1. This site uses cookies. By continuing to use this site, you are agreeing to our use of cookies. Learn More.

I cannot harvest

Discussion in 'Black Hat SEO' started by theseodude, Aug 7, 2012.

  1. theseodude

    theseodude Regular Member

    Joined:
    Jun 25, 2012
    Messages:
    303
    Likes Received:
    88
    hi
    I am trying to harvest all the pages of a site. I am an experienced user and I have done this in the past. but now, every time I try to scrape, it scrapes and scrapes and it finds like 6000 links. but then, it says "similar links have been removed" and after that, I am left with 1 or 2 links.

    I have tried

    site:http://www.domain.com


    and I have tried
    site:http://www.domain.com John
    site:http://www.domain.com card
    site:http://www.domain.com real
    site:http://www.domain.com brain
    site:http://www.domain.com Susan
    site:http://www.domain.com (random word)
    site:http://www.domain.com (random word 2)
    etc.
    etc.

    By the time same urls are removed, I am left with like 1 or 2 links. I dont know what the hell is going on. I have done this in the past.

    I am using private proxies by the way.
     
  2. theseodude

    theseodude Regular Member

    Joined:
    Jun 25, 2012
    Messages:
    303
    Likes Received:
    88
    Hi guys, so nobody knows why scrapebox is behaving this way?
     
  3. EXtraHand

    EXtraHand Junior Member

    Joined:
    Jan 26, 2012
    Messages:
    111
    Likes Received:
    62
    Do you mean Duplicate domain are removed ? If yes, go to the options drop down (beside, settings) and untick "Automatically Remove Duplicate Domains", it's above "Auto Recovery".
     
  4. futurestic06

    futurestic06 Supreme Member

    Joined:
    Apr 16, 2011
    Messages:
    1,204
    Likes Received:
    146
    Dude sorry but I don't get your point. I think you should tell us some more about the problem. so that I can help you in this regard.thanks
     
  5. theseodude

    theseodude Regular Member

    Joined:
    Jun 25, 2012
    Messages:
    303
    Likes Received:
    88
    Alright, let me make it simple. How do I harvest all the pages that a domain has?
     
  6. t0.sh

    t0.sh Registered Member

    Joined:
    Jun 6, 2012
    Messages:
    55
    Likes Received:
    24
    Location:
    UVB-76
    It's seems like your conflicting what you're looking for.

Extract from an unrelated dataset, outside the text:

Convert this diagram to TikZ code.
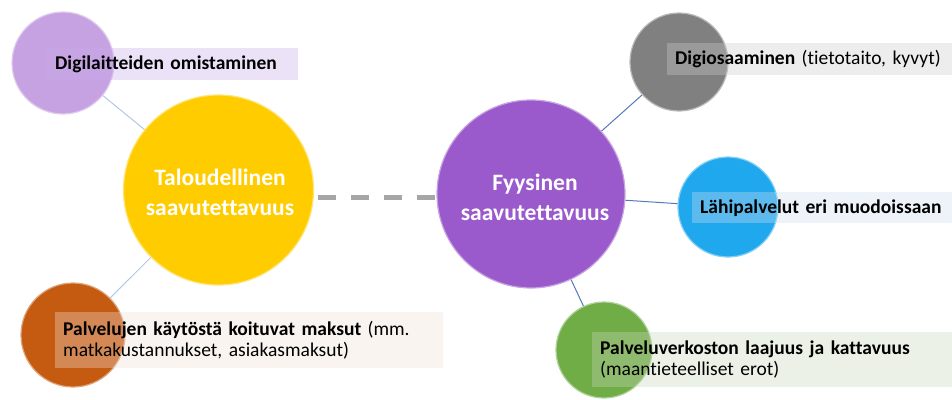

Do you mean you want to download all the clickable links available on the site so you're left with a list of links or do you want to download all the individual pages of a site?
     
  7. theseodude

    theseodude Regular Member

    Joined:
    Jun 25, 2012
    Messages:
    303
    Likes Received:
    88
    I want to harvest all the pages that a domain has.
    for example
    domain.com/index.html
    domain.com/post1.html
    domain.com/post2.html
    domain.com/about.html

    I know for a fact that this domain has hundreds, if not thousands of pages but when I do it in sb, I get like 1 or 2.
     
  8. jb2008

    jb2008 Senior Member

    Joined:
    Jul 15, 2010
    Messages:
    1,158
    Likes Received:
    972
    Occupation:
    Scraping, Harvesting in the Corn Fields
    Location:
    On my VPS servers
    Just use site:http://domain.com

    Don't put a keyword after it.

    And use hrefer, not scrapebox, with good quality tested public proxies, large list. Search some of my posts about hrefer.
     
  9. williamk

    williamk BANNED BANNED

    Joined:
    Oct 29, 2009
    Messages:
    1,030
    Likes Received:
    184
    I would advice the following:


    a) make sure that the proxies are working well and not blacklisted.
    b) use the site operator ( You are already using it)
    c) Try with a low number of threads.
    d) Call support if all these are ok and you still cannot scrape.